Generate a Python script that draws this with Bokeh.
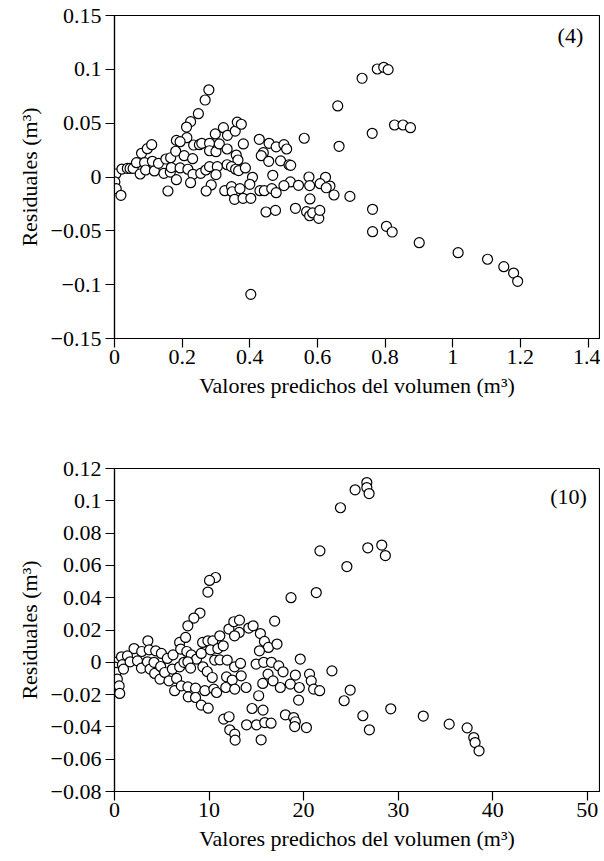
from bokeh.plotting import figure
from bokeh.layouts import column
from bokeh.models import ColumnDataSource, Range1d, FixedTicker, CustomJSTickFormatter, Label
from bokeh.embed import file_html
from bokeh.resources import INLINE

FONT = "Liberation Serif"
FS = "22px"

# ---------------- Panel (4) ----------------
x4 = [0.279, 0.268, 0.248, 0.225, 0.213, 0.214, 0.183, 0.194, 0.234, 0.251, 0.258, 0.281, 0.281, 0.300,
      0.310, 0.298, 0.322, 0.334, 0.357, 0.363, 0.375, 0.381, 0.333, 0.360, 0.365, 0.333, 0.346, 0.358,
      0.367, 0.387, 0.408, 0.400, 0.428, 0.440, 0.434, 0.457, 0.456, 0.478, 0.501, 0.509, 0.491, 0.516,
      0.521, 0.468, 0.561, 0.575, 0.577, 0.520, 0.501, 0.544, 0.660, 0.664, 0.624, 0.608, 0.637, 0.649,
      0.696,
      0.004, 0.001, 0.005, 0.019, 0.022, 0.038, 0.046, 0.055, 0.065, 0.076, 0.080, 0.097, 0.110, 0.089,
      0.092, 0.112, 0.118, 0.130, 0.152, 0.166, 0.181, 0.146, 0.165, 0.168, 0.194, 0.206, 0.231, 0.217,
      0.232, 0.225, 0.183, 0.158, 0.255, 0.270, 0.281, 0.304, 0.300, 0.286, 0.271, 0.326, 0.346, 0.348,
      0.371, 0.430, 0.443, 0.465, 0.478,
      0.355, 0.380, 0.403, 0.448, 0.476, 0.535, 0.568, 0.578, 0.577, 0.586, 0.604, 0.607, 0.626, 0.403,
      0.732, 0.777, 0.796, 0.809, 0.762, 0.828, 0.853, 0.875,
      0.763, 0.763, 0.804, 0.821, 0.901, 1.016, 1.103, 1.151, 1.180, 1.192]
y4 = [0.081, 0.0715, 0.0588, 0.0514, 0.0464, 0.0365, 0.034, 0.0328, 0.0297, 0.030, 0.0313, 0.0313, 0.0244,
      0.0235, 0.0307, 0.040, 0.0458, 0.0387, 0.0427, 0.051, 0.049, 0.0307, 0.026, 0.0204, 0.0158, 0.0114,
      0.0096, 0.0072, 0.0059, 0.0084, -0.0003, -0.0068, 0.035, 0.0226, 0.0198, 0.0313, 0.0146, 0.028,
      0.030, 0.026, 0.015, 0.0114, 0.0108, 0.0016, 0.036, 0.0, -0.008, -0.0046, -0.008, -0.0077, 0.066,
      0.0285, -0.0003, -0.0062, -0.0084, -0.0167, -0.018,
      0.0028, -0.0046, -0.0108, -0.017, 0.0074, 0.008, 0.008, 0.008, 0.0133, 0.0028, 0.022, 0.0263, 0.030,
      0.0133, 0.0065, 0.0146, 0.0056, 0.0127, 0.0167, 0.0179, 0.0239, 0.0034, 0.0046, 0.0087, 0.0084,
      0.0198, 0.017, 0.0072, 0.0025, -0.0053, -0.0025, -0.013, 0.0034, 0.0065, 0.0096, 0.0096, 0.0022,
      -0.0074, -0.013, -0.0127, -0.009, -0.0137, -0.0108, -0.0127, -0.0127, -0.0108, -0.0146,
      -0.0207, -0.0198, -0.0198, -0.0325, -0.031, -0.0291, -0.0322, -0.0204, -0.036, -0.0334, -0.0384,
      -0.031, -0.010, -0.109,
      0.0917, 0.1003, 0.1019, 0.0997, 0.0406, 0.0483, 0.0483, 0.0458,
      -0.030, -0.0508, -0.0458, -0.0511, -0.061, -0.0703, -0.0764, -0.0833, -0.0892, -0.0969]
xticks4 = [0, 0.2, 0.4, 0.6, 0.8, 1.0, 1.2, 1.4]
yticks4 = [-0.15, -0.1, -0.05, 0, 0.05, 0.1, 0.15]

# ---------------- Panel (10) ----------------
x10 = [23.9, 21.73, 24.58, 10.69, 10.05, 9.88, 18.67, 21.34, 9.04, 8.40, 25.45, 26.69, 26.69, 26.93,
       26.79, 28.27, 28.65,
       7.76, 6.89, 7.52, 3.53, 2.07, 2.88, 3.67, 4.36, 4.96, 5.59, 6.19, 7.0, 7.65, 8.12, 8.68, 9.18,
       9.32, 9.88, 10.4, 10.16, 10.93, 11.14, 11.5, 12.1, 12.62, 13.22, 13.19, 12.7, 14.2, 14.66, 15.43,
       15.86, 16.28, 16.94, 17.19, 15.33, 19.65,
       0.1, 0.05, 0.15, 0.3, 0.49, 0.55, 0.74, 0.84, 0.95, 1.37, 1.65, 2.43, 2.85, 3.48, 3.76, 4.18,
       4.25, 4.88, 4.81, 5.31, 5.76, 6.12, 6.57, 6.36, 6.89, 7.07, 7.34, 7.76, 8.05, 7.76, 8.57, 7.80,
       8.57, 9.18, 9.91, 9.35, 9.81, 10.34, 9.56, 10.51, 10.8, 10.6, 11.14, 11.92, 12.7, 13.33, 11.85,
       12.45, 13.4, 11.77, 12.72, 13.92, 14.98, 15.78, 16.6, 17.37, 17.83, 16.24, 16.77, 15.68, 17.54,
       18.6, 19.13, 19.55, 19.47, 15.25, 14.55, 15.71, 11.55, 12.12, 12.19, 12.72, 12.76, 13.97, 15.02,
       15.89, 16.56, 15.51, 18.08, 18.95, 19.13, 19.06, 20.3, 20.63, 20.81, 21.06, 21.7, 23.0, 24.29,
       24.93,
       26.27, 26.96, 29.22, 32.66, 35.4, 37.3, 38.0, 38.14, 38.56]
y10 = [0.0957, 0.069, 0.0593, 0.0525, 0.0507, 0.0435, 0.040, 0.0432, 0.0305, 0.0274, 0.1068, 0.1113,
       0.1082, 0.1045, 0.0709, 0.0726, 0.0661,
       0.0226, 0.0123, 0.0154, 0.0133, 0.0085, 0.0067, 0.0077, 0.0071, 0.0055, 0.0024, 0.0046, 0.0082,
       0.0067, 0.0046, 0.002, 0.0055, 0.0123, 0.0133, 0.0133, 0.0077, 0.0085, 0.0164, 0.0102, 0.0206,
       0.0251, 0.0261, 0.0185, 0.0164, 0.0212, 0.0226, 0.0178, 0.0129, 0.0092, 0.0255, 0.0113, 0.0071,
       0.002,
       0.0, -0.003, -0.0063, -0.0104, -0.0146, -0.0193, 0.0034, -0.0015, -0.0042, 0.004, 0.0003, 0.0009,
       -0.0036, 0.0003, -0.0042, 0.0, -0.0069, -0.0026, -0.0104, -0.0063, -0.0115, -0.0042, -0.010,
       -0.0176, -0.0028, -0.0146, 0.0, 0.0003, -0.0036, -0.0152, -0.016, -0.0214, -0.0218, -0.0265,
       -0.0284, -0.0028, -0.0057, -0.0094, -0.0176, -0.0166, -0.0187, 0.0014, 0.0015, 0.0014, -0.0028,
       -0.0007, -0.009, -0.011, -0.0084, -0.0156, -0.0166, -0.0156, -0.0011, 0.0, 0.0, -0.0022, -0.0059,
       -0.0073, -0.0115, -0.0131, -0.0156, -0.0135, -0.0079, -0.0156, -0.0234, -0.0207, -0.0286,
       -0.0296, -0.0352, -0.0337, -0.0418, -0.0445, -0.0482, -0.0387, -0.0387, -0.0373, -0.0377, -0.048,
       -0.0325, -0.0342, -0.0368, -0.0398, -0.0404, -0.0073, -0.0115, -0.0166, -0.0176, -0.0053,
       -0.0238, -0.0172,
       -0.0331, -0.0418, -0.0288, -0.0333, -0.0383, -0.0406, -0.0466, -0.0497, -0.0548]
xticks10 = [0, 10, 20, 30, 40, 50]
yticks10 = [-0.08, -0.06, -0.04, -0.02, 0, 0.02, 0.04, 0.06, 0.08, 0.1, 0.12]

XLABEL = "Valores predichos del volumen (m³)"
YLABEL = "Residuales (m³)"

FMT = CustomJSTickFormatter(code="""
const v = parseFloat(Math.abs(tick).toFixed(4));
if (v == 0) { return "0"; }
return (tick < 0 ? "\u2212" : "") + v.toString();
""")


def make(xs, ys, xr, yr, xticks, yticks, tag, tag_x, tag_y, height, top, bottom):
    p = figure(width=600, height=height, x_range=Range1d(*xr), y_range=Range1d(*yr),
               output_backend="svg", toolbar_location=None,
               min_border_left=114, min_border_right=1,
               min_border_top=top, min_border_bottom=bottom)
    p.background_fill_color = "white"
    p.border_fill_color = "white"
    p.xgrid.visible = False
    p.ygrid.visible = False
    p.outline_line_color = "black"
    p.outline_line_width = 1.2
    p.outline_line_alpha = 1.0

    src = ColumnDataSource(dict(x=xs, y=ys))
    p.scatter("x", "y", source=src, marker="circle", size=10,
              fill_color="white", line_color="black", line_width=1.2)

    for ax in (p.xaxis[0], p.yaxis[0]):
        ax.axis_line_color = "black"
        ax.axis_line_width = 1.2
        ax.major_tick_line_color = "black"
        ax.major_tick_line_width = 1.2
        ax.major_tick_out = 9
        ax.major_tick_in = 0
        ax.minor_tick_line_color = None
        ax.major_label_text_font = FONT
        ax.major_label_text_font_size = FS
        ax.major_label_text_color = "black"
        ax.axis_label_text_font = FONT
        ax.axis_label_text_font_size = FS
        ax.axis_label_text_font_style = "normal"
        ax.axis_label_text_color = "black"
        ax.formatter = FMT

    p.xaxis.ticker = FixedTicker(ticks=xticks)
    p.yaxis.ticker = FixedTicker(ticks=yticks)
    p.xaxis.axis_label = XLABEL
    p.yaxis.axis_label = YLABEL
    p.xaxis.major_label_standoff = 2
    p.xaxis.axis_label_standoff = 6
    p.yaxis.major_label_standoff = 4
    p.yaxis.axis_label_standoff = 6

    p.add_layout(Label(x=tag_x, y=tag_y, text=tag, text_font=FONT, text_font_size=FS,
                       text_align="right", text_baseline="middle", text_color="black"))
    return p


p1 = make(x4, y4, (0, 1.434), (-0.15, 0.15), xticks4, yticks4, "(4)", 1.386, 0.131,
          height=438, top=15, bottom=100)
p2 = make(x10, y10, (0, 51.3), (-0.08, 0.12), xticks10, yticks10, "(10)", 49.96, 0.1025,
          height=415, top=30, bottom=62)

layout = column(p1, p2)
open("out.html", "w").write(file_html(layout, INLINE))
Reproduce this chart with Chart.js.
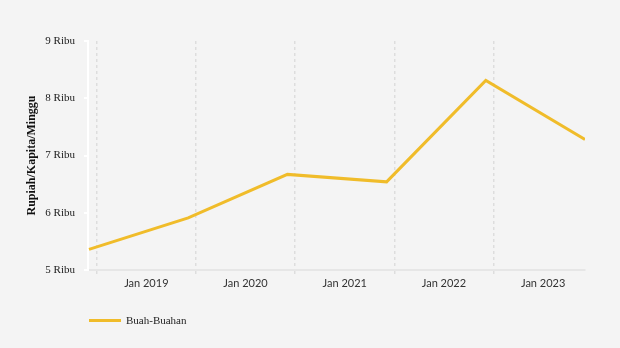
▬▬▬▬▬▬▬▬▬▬
Copy out every line from the material above in which the word "this" appears.

Generate a Python script that draws this with Bokeh.
Reproduce this chart with Chart.js.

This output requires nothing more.